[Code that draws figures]
+ + + +
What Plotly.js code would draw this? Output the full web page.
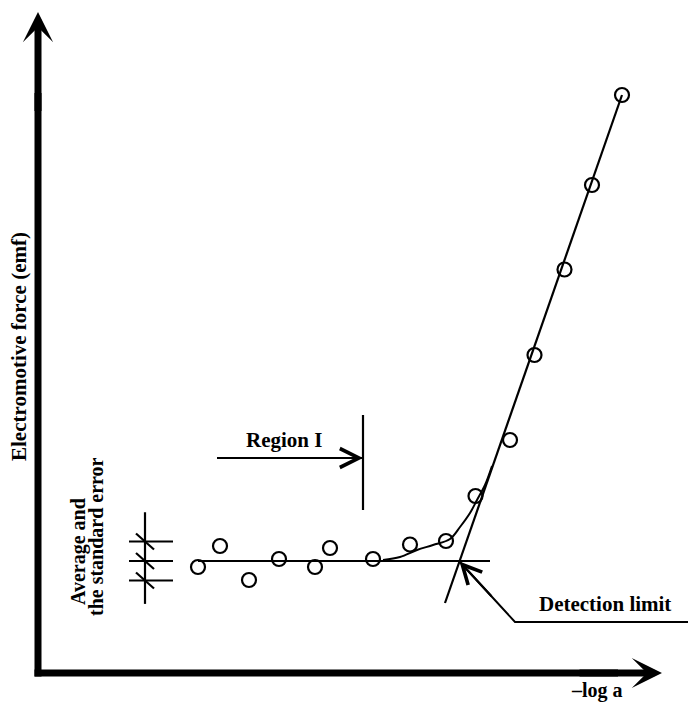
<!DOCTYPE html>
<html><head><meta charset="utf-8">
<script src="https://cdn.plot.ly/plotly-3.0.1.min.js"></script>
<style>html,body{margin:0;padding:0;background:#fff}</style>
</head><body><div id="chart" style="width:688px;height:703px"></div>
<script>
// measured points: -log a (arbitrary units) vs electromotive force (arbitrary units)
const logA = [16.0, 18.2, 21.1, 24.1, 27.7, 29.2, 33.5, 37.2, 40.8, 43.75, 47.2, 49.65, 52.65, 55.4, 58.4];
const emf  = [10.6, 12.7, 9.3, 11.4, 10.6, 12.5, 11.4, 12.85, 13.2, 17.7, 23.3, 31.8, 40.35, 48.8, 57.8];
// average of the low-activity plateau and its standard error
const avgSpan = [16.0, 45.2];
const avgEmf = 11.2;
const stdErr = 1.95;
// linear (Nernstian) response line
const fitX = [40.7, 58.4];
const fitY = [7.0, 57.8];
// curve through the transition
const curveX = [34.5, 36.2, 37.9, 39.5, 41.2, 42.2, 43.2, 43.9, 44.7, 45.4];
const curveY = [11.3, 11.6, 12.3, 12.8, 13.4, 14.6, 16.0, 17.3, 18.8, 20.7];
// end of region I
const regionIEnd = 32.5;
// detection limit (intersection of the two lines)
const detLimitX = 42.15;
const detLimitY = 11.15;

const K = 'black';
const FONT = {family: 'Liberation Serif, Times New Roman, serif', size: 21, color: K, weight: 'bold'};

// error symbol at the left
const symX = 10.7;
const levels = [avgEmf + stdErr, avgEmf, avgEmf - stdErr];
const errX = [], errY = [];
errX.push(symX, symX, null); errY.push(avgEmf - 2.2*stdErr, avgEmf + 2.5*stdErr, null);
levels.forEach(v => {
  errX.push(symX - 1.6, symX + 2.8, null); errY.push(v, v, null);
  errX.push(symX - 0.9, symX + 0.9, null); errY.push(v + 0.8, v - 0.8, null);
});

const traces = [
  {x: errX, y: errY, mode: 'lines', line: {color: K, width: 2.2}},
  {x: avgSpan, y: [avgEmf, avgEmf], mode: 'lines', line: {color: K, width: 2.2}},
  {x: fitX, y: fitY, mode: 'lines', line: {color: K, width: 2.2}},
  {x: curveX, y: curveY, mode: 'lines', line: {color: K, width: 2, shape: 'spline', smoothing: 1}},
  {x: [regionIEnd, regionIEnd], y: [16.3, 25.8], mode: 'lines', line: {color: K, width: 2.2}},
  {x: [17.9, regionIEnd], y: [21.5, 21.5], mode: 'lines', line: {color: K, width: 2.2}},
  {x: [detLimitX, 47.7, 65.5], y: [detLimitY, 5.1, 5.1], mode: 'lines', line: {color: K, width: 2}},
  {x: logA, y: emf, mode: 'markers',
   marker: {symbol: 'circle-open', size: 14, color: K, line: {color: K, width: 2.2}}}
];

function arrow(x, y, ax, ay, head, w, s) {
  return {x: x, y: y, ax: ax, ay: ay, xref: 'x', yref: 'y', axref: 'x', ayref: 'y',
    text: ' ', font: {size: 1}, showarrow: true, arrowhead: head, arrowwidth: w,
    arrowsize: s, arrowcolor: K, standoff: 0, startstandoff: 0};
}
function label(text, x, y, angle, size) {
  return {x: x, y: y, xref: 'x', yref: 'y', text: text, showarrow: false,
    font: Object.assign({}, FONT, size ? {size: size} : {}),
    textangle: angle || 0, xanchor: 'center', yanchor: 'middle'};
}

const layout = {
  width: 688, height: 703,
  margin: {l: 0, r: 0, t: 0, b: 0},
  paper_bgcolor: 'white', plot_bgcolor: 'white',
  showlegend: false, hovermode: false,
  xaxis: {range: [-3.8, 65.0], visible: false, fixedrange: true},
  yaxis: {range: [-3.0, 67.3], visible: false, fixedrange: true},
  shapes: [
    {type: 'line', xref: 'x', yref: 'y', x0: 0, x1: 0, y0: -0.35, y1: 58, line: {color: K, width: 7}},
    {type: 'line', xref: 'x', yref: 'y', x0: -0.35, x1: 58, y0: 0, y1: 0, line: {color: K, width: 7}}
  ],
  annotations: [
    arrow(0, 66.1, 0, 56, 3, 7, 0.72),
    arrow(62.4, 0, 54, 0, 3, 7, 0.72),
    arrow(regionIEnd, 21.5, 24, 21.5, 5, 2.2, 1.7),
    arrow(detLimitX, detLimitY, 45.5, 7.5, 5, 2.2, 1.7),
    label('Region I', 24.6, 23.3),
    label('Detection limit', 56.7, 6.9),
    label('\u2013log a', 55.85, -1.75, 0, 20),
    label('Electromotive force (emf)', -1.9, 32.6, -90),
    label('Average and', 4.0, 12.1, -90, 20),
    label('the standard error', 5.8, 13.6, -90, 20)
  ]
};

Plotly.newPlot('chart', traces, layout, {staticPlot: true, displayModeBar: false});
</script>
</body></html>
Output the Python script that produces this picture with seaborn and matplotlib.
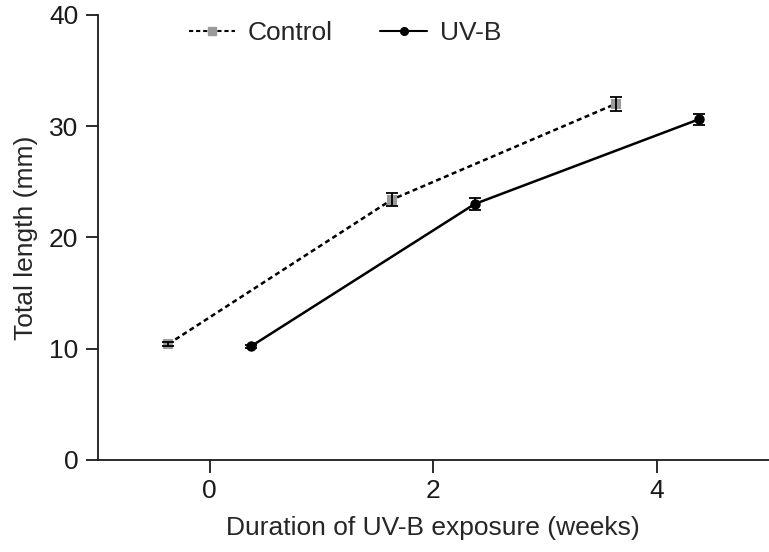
+ + + +
#### PROBLEM
Your task is to retype all the entries exactly and leave out any pictures.

#### EXERCISE RESPONSE
What Plotly.js code would draw this? Output the full web page.
<!DOCTYPE html>
<html><head><meta charset="utf-8">
<script src="https://cdn.plot.ly/plotly-3.0.1.min.js"></script>
<style>html,body{margin:0;padding:0;background:#fff}</style>
</head><body><div id="chart" style="width:688px;height:703px"></div>
<script>
// measured points: -log a (arbitrary units) vs electromotive force (arbitrary units)
const logA = [16.0, 18.2, 21.1, 24.1, 27.7, 29.2, 33.5, 37.2, 40.8, 43.75, 47.2, 49.65, 52.65, 55.4, 58.4];
const emf  = [10.6, 12.7, 9.3, 11.4, 10.6, 12.5, 11.4, 12.85, 13.2, 17.7, 23.3, 31.8, 40.35, 48.8, 57.8];
// average of the low-activity plateau and its standard error
const avgSpan = [16.0, 45.2];
const avgEmf = 11.2;
const stdErr = 1.95;
// linear (Nernstian) response line
const fitX = [40.7, 58.4];
const fitY = [7.0, 57.8];
// curve through the transition
const curveX = [34.5, 36.2, 37.9, 39.5, 41.2, 42.2, 43.2, 43.9, 44.7, 45.4];
const curveY = [11.3, 11.6, 12.3, 12.8, 13.4, 14.6, 16.0, 17.3, 18.8, 20.7];
// end of region I
const regionIEnd = 32.5;
// detection limit (intersection of the two lines)
const detLimitX = 42.15;
const detLimitY = 11.15;

const K = 'black';
const FONT = {family: 'Liberation Serif, Times New Roman, serif', size: 21, color: K, weight: 'bold'};

// error symbol at the left
const symX = 10.7;
const levels = [avgEmf + stdErr, avgEmf, avgEmf - stdErr];
const errX = [], errY = [];
errX.push(symX, symX, null); errY.push(avgEmf - 2.2*stdErr, avgEmf + 2.5*stdErr, null);
levels.forEach(v => {
  errX.push(symX - 1.6, symX + 2.8, null); errY.push(v, v, null);
  errX.push(symX - 0.9, symX + 0.9, null); errY.push(v + 0.8, v - 0.8, null);
});

const traces = [
  {x: errX, y: errY, mode: 'lines', line: {color: K, width: 2.2}},
  {x: avgSpan, y: [avgEmf, avgEmf], mode: 'lines', line: {color: K, width: 2.2}},
  {x: fitX, y: fitY, mode: 'lines', line: {color: K, width: 2.2}},
  {x: curveX, y: curveY, mode: 'lines', line: {color: K, width: 2, shape: 'spline', smoothing: 1}},
  {x: [regionIEnd, regionIEnd], y: [16.3, 25.8], mode: 'lines', line: {color: K, width: 2.2}},
  {x: [17.9, regionIEnd], y: [21.5, 21.5], mode: 'lines', line: {color: K, width: 2.2}},
  {x: [detLimitX, 47.7, 65.5], y: [detLimitY, 5.1, 5.1], mode: 'lines', line: {color: K, width: 2}},
  {x: logA, y: emf, mode: 'markers',
   marker: {symbol: 'circle-open', size: 14, color: K, line: {color: K, width: 2.2}}}
];

function arrow(x, y, ax, ay, head, w, s) {
  return {x: x, y: y, ax: ax, ay: ay, xref: 'x', yref: 'y', axref: 'x', ayref: 'y',
    text: ' ', font: {size: 1}, showarrow: true, arrowhead: head, arrowwidth: w,
    arrowsize: s, arrowcolor: K, standoff: 0, startstandoff: 0};
}
function label(text, x, y, angle, size) {
  return {x: x, y: y, xref: 'x', yref: 'y', text: text, showarrow: false,
    font: Object.assign({}, FONT, size ? {size: size} : {}),
    textangle: angle || 0, xanchor: 'center', yanchor: 'middle'};
}

const layout = {
  width: 688, height: 703,
  margin: {l: 0, r: 0, t: 0, b: 0},
  paper_bgcolor: 'white', plot_bgcolor: 'white',
  showlegend: false, hovermode: false,
  xaxis: {range: [-3.8, 65.0], visible: false, fixedrange: true},
  yaxis: {range: [-3.0, 67.3], visible: false, fixedrange: true},
  shapes: [
    {type: 'line', xref: 'x', yref: 'y', x0: 0, x1: 0, y0: -0.35, y1: 58, line: {color: K, width: 7}},
    {type: 'line', xref: 'x', yref: 'y', x0: -0.35, x1: 58, y0: 0, y1: 0, line: {color: K, width: 7}}
  ],
  annotations: [
    arrow(0, 66.1, 0, 56, 3, 7, 0.72),
    arrow(62.4, 0, 54, 0, 3, 7, 0.72),
    arrow(regionIEnd, 21.5, 24, 21.5, 5, 2.2, 1.7),
    arrow(detLimitX, detLimitY, 45.5, 7.5, 5, 2.2, 1.7),
    label('Region I', 24.6, 23.3),
    label('Detection limit', 56.7, 6.9),
    label('\u2013log a', 55.85, -1.75, 0, 20),
    label('Electromotive force (emf)', -1.9, 32.6, -90),
    label('Average and', 4.0, 12.1, -90, 20),
    label('the standard error', 5.8, 13.6, -90, 20)
  ]
};

Plotly.newPlot('chart', traces, layout, {staticPlot: true, displayModeBar: false});
</script>
</body></html>
Output the Python script that produces this picture with seaborn and matplotlib.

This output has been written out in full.